JAKARTA - Upaya menciptakan ketahanan energi nasional terus dilakukan pemerintah dengan berbagai strategi. Salah satu langkah terbaru adalah pembangunan pembangkit listrik tenaga sampah atau PSEL (Pengolahan Sampah menjadi Energi Listrik). Guru Besar Fakultas Teknik Universitas Brawijaya (UB) Prof Wardana menegaskan, program ini tidak hanya sekadar eksperimen, tetapi merupakan kebijakan serius untuk memperkuat pasokan energi di dalam negeri.
“Ini (PSEL) merupakan strategi yang serius dari pemerintah untuk ketahanan energi kita, karena akan meningkatkan pasokan listrik dalam negeri,” ujar Prof Wardana di Malang, Jawa Timur.
Menurutnya, pemerintah harus memastikan pembangunan PSEL berjalan konsisten dan tidak berhenti di tengah jalan. Selain itu, energi dari sumber daya alam lain seperti panas bumi dan air juga perlu terus dioptimalkan sebagai bagian dari transisi menuju energi bersih. “Jangan pernah berhenti, pembangkit ini harus dibangun,” tambahnya.
Menjawab Dua Masalah Sekaligus: Energi dan Sampah
Pembangunan PSEL melalui konsep waste to energy (WtE) tidak hanya menyumbang pasokan listrik, tetapi juga menawarkan solusi terhadap persoalan klasik: sampah. Timbunan di tempat pembuangan akhir (TPA) yang terus menggunung dapat diolah dengan cepat melalui pembakaran terkendali untuk menghasilkan energi listrik.
“Selain untuk ketahanan energi, PSEL menjadi terobosan dalam menyelesaikan persoalan sampah secara efisien,” jelas Prof Wardana.

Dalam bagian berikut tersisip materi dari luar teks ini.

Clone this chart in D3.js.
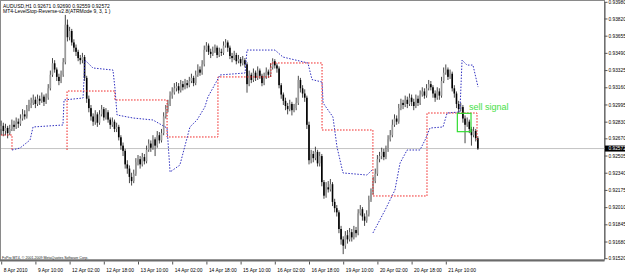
<!DOCTYPE html>
<html><head><meta charset="utf-8">
<script src="https://cdn.jsdelivr.net/npm/d3@7"></script>
<style>
html,body{margin:0;padding:0;background:#fff;}
svg{display:block;}
text{font-family:"Liberation Sans",Arial,sans-serif;}
</style></head><body>
<svg id="c" width="625" height="276"></svg>
<script>
// prices in points (1e-5)
const PT = 1e-5;
const opens = [92760,92790,92740,92770,92720,92760,92800,92780,92830,92810,
92860,92900,92880,92950,92990,93010,93040,93000,93050,93030,
93070,93020,93060,93150,93280,93390,93330,93260,93220,93280,
93400,93760,93640,93700,93590,93540,93500,93440,93420,93450,
93250,93050,92960,92880,92830,92900,92820,92900,92950,92870,
92920,92850,92800,92830,92760,92780,92680,92600,92550,92420,
92380,92300,92260,92330,92440,92470,92420,92490,92450,92560,
92620,92580,92660,92600,92700,92650,92720,92880,92950,93000,
93080,93110,93150,93170,93130,93190,93160,93200,93180,93220,
93250,93200,93280,93330,93300,93380,93520,93560,93500,93480,
93510,93540,93470,93500,93490,93560,93590,93540,93460,93440,
93470,93410,93430,93390,93420,93380,93190,93280,93230,93300,
93250,93320,93270,93200,93260,93310,93280,93350,93410,93370,
93340,93180,93090,93030,92980,92950,93000,92940,92960,93010,
93230,93150,93100,93060,92800,92460,92520,92480,92540,92430,
92500,92250,92120,92200,92180,92230,92060,92000,91960,91800,
91700,91640,91740,91700,91770,91720,91790,91760,91950,91990,
91920,91880,91940,92080,92150,92260,92330,92470,92500,92540,
92490,92560,92660,92700,92800,92860,92830,92960,93010,92990,
93040,93000,93060,93020,92980,93050,93010,93090,93120,93080,
93150,93190,93160,93100,93060,93120,93080,93220,93300,93330,
93260,93290,93150,93100,93000,92950,92970,92860,92800,92830,
92760,92700,92740,92671];
const highs = [92840,92820,92810,92790,92800,92850,92840,92870,92860,92900,
92950,92940,92990,93040,93060,93090,93070,93090,93080,93110,
93090,93100,93190,93320,93440,93420,93350,93290,93320,93440,
93854,93810,93740,93720,93620,93570,93520,93470,93490,93470,
93270,93080,92990,92910,92940,92920,92940,92990,92970,92960,
92940,92870,92870,92850,92820,92800,92700,92630,92570,92460,
92410,92340,92370,92480,92510,92500,92530,92520,92600,92660,
92650,92700,92680,92740,92730,92760,92920,92990,93040,93120,
93160,93200,93210,93200,93230,93220,93240,93230,93260,93290,
93270,93320,93380,93360,93420,93560,93593,93580,93530,93550,
93570,93560,93540,93530,93600,93622,93610,93560,93490,93510,
93490,93470,93450,93460,93440,93400,93320,93300,93340,93320,
93360,93340,93290,93300,93350,93330,93390,93438,93430,93390,
93360,93200,93110,93060,93010,93040,93020,93000,93060,93270,
93250,93180,93140,93080,92830,92560,92550,92590,92560,92540,
92520,92270,92250,92260,92280,92250,92090,92030,91980,91830,
91730,91780,91790,91810,91800,91830,91820,91990,92030,92010,
91950,91980,92120,92190,92300,92380,92510,92540,92580,92570,
92600,92700,92750,92850,92900,92890,93000,93050,93040,93080,
93070,93100,93090,93050,93090,93080,93130,93160,93150,93190,
93230,93220,93180,93130,93160,93150,93260,93350,93379,93350,
93330,93310,93180,93120,93030,93010,92990,92890,92870,92850,
92780,92780,92760,92690];
const lows = [92700,92690,92700,92670,92700,92740,92740,92760,92770,92790,
92840,92850,92860,92930,92960,92990,92960,92980,92990,93010,
92980,93000,93040,93130,93260,93300,93220,93180,93200,93260,
93380,93600,93610,93560,93500,93460,93410,93380,93390,93220,
93010,92920,92840,92790,92800,92780,92800,92880,92840,92850,
92820,92760,92780,92730,92730,92650,92560,92500,92380,92330,
92240,92217,92240,92310,92410,92380,92400,92420,92430,92540,
92540,92560,92500,92580,92620,92630,92700,92860,92920,92980,
93050,93090,93120,93100,93110,93130,93140,93150,93160,93200,
93170,93180,93260,93270,93280,93360,93500,93470,93440,93460,
93490,93440,93450,93460,93470,93540,93500,93430,93400,93420,
93380,93390,93360,93370,93350,93108,93170,93200,93210,93220,
93230,93240,93170,93180,93240,93250,93260,93330,93340,93300,
93150,93050,92990,92940,92900,92930,92890,92920,92940,92990,
93110,93060,93020,92760,92420,92430,92440,92460,92400,92400,
92210,92090,92100,92150,92160,92020,91960,91920,91760,91650,
91559,91610,91660,91680,91680,91700,91720,91740,91930,91880,
91830,91860,91920,92060,92130,92240,92310,92440,92470,92460,
92470,92540,92640,92680,92780,92800,92810,92940,92950,92970,
92960,92980,92980,92940,92960,92980,92990,93070,93050,93060,
93130,93130,93060,93020,93040,93040,93060,93200,93280,93230,
93240,93120,93060,92960,92910,92930,92820,92623,92780,92720,
92600,92680,92640,92559];
const closes = [92790,92740,92770,92720,92760,92800,92780,92830,92810,92860,
92900,92880,92950,92990,93010,93040,93000,93050,93030,93070,
93020,93060,93150,93280,93390,93330,93260,93220,93280,93400,
93760,93640,93700,93590,93540,93500,93440,93420,93450,93250,
93050,92960,92880,92830,92900,92820,92900,92950,92870,92920,
92850,92800,92830,92760,92780,92680,92600,92550,92420,92380,
92300,92260,92330,92440,92470,92420,92490,92450,92560,92620,
92580,92660,92600,92700,92650,92720,92880,92950,93000,93080,
93110,93150,93170,93130,93190,93160,93200,93180,93220,93250,
93200,93280,93330,93300,93380,93520,93560,93500,93480,93510,
93540,93470,93500,93490,93560,93590,93540,93460,93440,93470,
93410,93430,93390,93420,93380,93190,93280,93230,93300,93250,
93320,93270,93200,93260,93310,93280,93350,93410,93370,93340,
93180,93090,93030,92980,92950,93000,92940,92960,93010,93230,
93150,93100,93060,92800,92460,92520,92480,92540,92430,92500,
92250,92120,92200,92180,92230,92060,92000,91960,91800,91700,
91640,91740,91700,91770,91720,91790,91760,91950,91990,91920,
91880,91940,92080,92150,92260,92330,92470,92500,92540,92490,
92560,92660,92700,92800,92860,92830,92960,93010,92990,93040,
93000,93060,93020,92980,93050,93010,93090,93120,93080,93150,
93190,93160,93100,93060,93120,93080,93220,93300,93330,93260,
93290,93150,93100,93000,92950,92970,92860,92800,92830,92760,
92700,92740,92671,92572];

const timeTickBars = [0,16,32,48,64,80,96,112,128,144,160,176,192,208];
const timeTickLabels = ["8 Apr 2010","9 Apr 10:00","12 Apr 02:00","12 Apr 18:00","13 Apr 10:00","14 Apr 02:00","14 Apr 18:00","15 Apr 10:00","16 Apr 02:00","16 Apr 18:00","19 Apr 10:00","20 Apr 02:00","20 Apr 18:00","21 Apr 10:00"];
const priceTicks = [0.93980,0.93820,0.93655,0.93490,0.93325,0.93160,0.92995,0.92830,0.92670,0.92505,0.92340,0.92175,0.92010,0.91845,0.91680,0.91520];

// indicator lines: [bar, price points]
const redLevel = [
 [[0,92702],[5.05,92702],[5.05,92558]],
 [[30.8,92558],[30.8,93124],[53.2,93124],[53.2,93038],[77.6,93038],[77.6,92683],[101.4,92683],[101.4,93259],[126.2,93259],[126.2,93393],[150.1,93393],[150.1,92750],[173.9,92750],[173.9,92117],[199.2,92117],[199.2,92913],[222.6,92913],[222.6,92654]]
];
const blueTrail = [
 [[5.05,92558],[8.8,92577],[13.5,92654],[14.9,92779],[28.9,92798],[29.4,93038],[38.3,93057],[39.2,93421],[42.9,93345],[52.3,93325],[53.2,93153],[54.2,92894],[61.7,92865],[71.0,92846],[77.6,92769],[79.0,92347],[83.6,92414],[88.3,92779],[91.6,92846],[95.3,92971],[96.7,93066],[102.4,93278],[114.1,93297],[115.0,93517],[128.1,93517],[131.8,93450],[143.5,93393],[145.4,93234],[150.1,93210],[150.6,93009],[155.2,92875],[157.1,92587],[159.9,92338],[171.1,92318],[173.5,92366]],
 [[173.9,91762],[179.6,91982],[184.2,92174],[186.6,92433],[189.9,92558],[195.9,92558],[198.3,92654],[200.6,92769],[206.7,92779],[208.6,92913],[214.6,92923],[215.6,93421],[217.9,93373],[220.7,93373],[223.1,93162]]
];
const signalBox = {bar0:213.4, bar1:219.8, hi:92910, lo:92734, label:"sell signal"};
const symbolTitle = "AUDUSD,H1  0.92671 0.92690 0.92559 0.92572";
const indicatorTitle = "MT4-LevelStop-Reverse-v2.8(ATRMode 9, 3, 1 )";
const copyright = "FxPro MT4, © 2001-2009 MetaQuotes Software Corp.";

const svg = d3.select("#c");
const W = 604.5, B = 259.5;
const x = d3.scaleLinear().domain([0,208]).range([1.2,445.8]);
const y = d3.scaleLinear().domain([0.9152,0.9398]).range([258.2,1.8]);
const P = v => v*PT;

// frame
svg.append("rect").attr("x",0.5).attr("y",0.5).attr("width",W-0.5).attr("height",B).attr("fill","#fff").attr("stroke","#8a8a8a").attr("stroke-width",1);

const last = closes[closes.length-1];
// current price line
svg.append("line").attr("x1",1).attr("x2",W).attr("y1",y(P(last))).attr("y2",y(P(last))).attr("stroke","#c4c4c4").attr("stroke-width",1);

// candles
const bars = d3.range(closes.length).map(i=>({i,o:P(opens[i]),h:P(highs[i]),l:P(lows[i]),c:P(closes[i])}));
const g = svg.append("g");
g.selectAll("line.w").data(bars).join("line").attr("class","w")
 .attr("x1",d=>x(d.i)).attr("x2",d=>x(d.i)).attr("y1",d=>y(d.h)).attr("y2",d=>y(d.l))
 .attr("stroke","#333").attr("stroke-width",0.9);
g.selectAll("rect.b").data(bars).join("rect").attr("class","b")
 .attr("x",d=>x(d.i)-0.8).attr("width",1.6)
 .attr("y",d=>y(Math.max(d.o,d.c))).attr("height",d=>Math.max(0.8,Math.abs(y(d.o)-y(d.c))))
 .attr("fill",d=>d.c>=d.o?"#9a9a9a":"#000");

// indicator lines
const lineGen = d3.line().x(d=>x(d[0])).y(d=>y(P(d[1])));
svg.selectAll("path.red").data(redLevel).join("path").attr("class","red").attr("d",lineGen)
 .attr("fill","none").attr("stroke","#f02020").attr("stroke-width",1).attr("stroke-dasharray","1.5,1.5");
svg.selectAll("path.blue").data(blueTrail).join("path").attr("class","blue").attr("d",lineGen)
 .attr("fill","none").attr("stroke","#3030c0").attr("stroke-width",1).attr("stroke-dasharray","1.5,1.5");

// sell signal
svg.append("rect").attr("x",x(signalBox.bar0)).attr("y",y(P(signalBox.hi)))
 .attr("width",x(signalBox.bar1)-x(signalBox.bar0)).attr("height",y(P(signalBox.lo))-y(P(signalBox.hi)))
 .attr("fill","none").attr("stroke","#33dd33").attr("stroke-width",1.2);
svg.append("text").attr("x",x(signalBox.bar1)-2).attr("y",y(P(signalBox.hi))-3.5).text(signalBox.label)
 .attr("font-size",9).attr("fill","#44e044");

// titles
svg.append("text").attr("x",3).attr("y",7.5).attr("font-size",5).attr("fill","#000").text(symbolTitle);
svg.append("text").attr("x",3).attr("y",13).attr("font-size",5).attr("fill","#000").text(indicatorTitle);

// bottom thick line + copyright
svg.append("line").attr("x1",0).attr("x2",W).attr("y1",260.5).attr("y2",260.5).attr("stroke","#6a6a6a").attr("stroke-width",2);
svg.append("text").attr("x",2).attr("y",259).attr("font-size",3.6).attr("fill","#222").text(copyright);

// price axis
const ya = svg.append("g").attr("transform",`translate(${W},0)`)
 .call(d3.axisRight(y).tickValues(priceTicks).tickSize(3).tickSizeOuter(0).tickPadding(1).tickFormat(d3.format(".5f")));
ya.select(".domain").attr("stroke","#555");
ya.selectAll(".tick line").attr("stroke","#555");
ya.selectAll("text").attr("font-size",4.8).attr("fill","#000").attr("font-family","Liberation Sans, Arial, sans-serif");

// current price tag
const cy = y(P(last));
svg.append("rect").attr("x",W+0.5).attr("y",cy-3).attr("width",20).attr("height",6).attr("fill","#000");
svg.append("text").attr("x",W+4).attr("y",cy+1.7).attr("font-size",4.8).attr("fill","#fff").text(d3.format(".5f")(P(last)));

// time axis
const xa = svg.append("g").attr("transform",`translate(0,${B+2})`)
 .call(d3.axisBottom(x).tickValues(timeTickBars).tickSize(3).tickSizeOuter(0).tickFormat((d,i)=>timeTickLabels[i]));
xa.select(".domain").remove();
xa.selectAll(".tick line").attr("stroke","#555");
xa.selectAll("text").attr("text-anchor","start").attr("dx",2).attr("dy",0).attr("y",10.5)
 .attr("font-size",4.9).attr("fill","#000").attr("font-family","Liberation Sans, Arial, sans-serif");
</script>
</body></html>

Kebijakan ini juga sejalan dengan Peraturan Presiden Nomor 109 Tahun 2025 tentang penanganan sampah perkotaan melalui pengolahan sampah menjadi energi terbarukan berbasis teknologi ramah lingkungan. Dengan aturan tersebut, pemerintah memberikan landasan hukum yang kuat bagi pelaksanaan proyek WtE di berbagai daerah.
Dampak Lingkungan dan Kesehatan Lebih Terjaga
Bukan hanya soal listrik, PSEL juga memberi dampak positif bagi ekosistem. Sampah yang menumpuk di TPA menghasilkan gas metana yang berpotensi besar memperparah pemanasan global. Jika dibiarkan, gas metana bisa menyamai dampak karbon dioksida dalam meningkatkan suhu bumi.
“Metan itu menyebabkan pemanasan global, sama dengan CO2 atau karbon dioksida. Jadi persoalan kesehatan dan pemanasan bisa dihentikan, tentu kita juga mendapatkan listrik,” tutur Prof Wardana.
Dengan demikian, keberadaan PSEL akan menjadi garda depan dalam mengurangi risiko kesehatan masyarakat yang tinggal di sekitar TPA maupun tempat pembuangan sementara (TPS). Masyarakat tidak hanya terlindungi dari polusi, tetapi juga mendapatkan manfaat berupa pasokan energi.
Malang Jadi Lokasi Proyek Percontohan
Kota Malang diproyeksikan menjadi salah satu lokasi pembangunan instalasi PSEL. Proyek ini akan melayani wilayah Malang Raya yang mencakup Kota Malang, Kota Batu, dan Kabupaten Malang. Pemerintah Kota Malang bahkan telah mengajukan usulan lokasi ke pemerintah pusat, dengan TPA Supit Urang sebagai titik pembangunan yang diusulkan.
Jika terealisasi, instalasi ini bukan hanya mengurangi beban sampah di Malang Raya, tetapi juga memperkuat ketahanan energi lokal. Model ini bisa menjadi percontohan nasional, sebelum kemudian diterapkan di daerah lain yang menghadapi persoalan serupa.
Strategi Nasional Menuju Energi Berkelanjutan
Pembangunan PSEL mencerminkan arah baru strategi energi nasional: mengurangi ketergantungan pada energi fosil dan memperluas sumber daya energi terbarukan. Dengan sampah yang diubah menjadi energi, Indonesia memadukan aspek lingkungan dengan aspek ekonomi dalam satu kebijakan.
Menurut Prof Wardana, keseriusan pemerintah menjadi kunci. Tanpa komitmen yang konsisten, proyek PSEL hanya akan menjadi wacana tanpa realisasi nyata. Oleh karena itu, ia menekankan perlunya pengawasan dan percepatan pelaksanaan agar manfaatnya segera dirasakan masyarakat.